Clin Res Cardiol (2021). 10.1007/s00392-021-01933-9

A challenging case of successful mapping and ablation of parahisian premature ventricular contractions via the “reversed C-curve” technique
H. L. Phan1, A. Keelani1, B. Kirstein2, M. Feher2, J. Vogler1, C. Eitel2, K.-H. Kuck3, R. R. Tilz1, C.-H. Heeger1
1Med. Klinik II / Kardiologie, Elektrophysiologie, Universitätsklinikum Schleswig-Holstein, Lubeck; 2Med. Klinik II / Kardiologie, Elektrophysiologie, Universitätsklinikum Schleswig-Holstein, Lübeck; 3Kardiologie, LANS Cardio Hamburg, Hamburg;


Catheter ablation of parahisian premature ventricular contractions (PVCs) can be challenging with high periprocedural risk of atrio-ventricular (AV) block. Catheter stability is the key prerequisite to provide a safe and effective catheter ablation in such vulnerable areas.

Case presentation:

A 57-year-old female patient with a history of Takotsubo syndrome presented to the emergency department with chest pain and palpitations. Acute myocardial ischemia was excluded by negative serial serum troponin levels. Electrocardiogram (ECG) showed sinus rhythm with frequent monomorphic PVCs (bigeminy). PVC morphology showed a narrow QRS complex (QRS width of 100 ms) with nearly identical axis compared to the QRS complexes in sinus rhythm and a left bundle branch block (LBBB) pattern, suggesting a parahisian origin.

The patient had a known history of highly symptomatic PVCs with a burden of 27 % per 24 hours on Holter ECG. Initial betablocker therapy had to be stopped due to symptomatic sinus bradycardia and syncope.

An electrophysiologic (EP) study was performed after written informed consent including the increased high risk of periprocedural AV-block with need for pacemaker implantation.

The EP study was performed using an electroanatomic 3D mapping system, a contact force sensing irrigated 3.5mm tip RF catheter and a long non-steerable sheath.

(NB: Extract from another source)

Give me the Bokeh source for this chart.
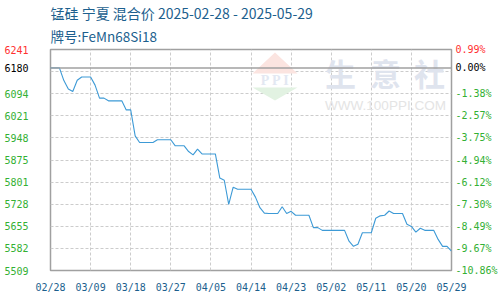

The earliest activation area of the PVC was detected in the right ventricle (RV), slightly inferior to the His bundle. Earliest activation was 23 ms to the onset of the QRS in lead II. Unipolar EGM showed QS morphology. A His potential was detected only 3,5 mm to the site of PVC origin, where pace mapping showed a 97% pattern matching to the clinical PVC.

Shortly after the start of power-controlled irrigated RF applications with an energy titration of 10 to 15 Watts, multiple junctional beats with intermittent AV block appeared. Ablation was stopped immediately. A total of 5 attempts of RF applications had to be stopped abruptly after 5 to 10 seconds, due to intermittent AV block, all with complete recovery of the AV block, but also the PVCs. Further attempts more distant to the His bundle showed no effect on the PVC.

Eventually, successful ablation of the parahisian PVC could be performed after using the “reversed C-curve” technique for positioning of the ablation catheter (forming a reversed C letter), providing excellent catheter stability. The clinical PVC disappeared after 5 seconds of RF time during the 1st RF application. Continuously stable junctional complexes at this site without appearance of any AV block could be recorded, therefore a second bonus application was added. In total two RF applications (each 60 seconds, with 15 to 30 Watt) were applied.

Holter ECG on the first postoperative day revealed a significant decreased PVC burden less than 1 % in 24 hours, without any further AV conduction disorders which was related to improved clinical symptoms.

Conclusion:  Utilization of the “reversed C-curve” technique to improve catheter stability at the site of origin may increase success and safety during ablation of parahisian PVCs.



Figure 1. 3D-activation map of the parahisian PVC from the RVOT (in LL projection on the left), visualization of tag points in glass mode (in RAO projection on the right). Ablation catheter in “reversed C-curve” position.

LL: left lateral, RAO: right anterior oblique, yellow tags: His Bundle, white tags: RF application sites.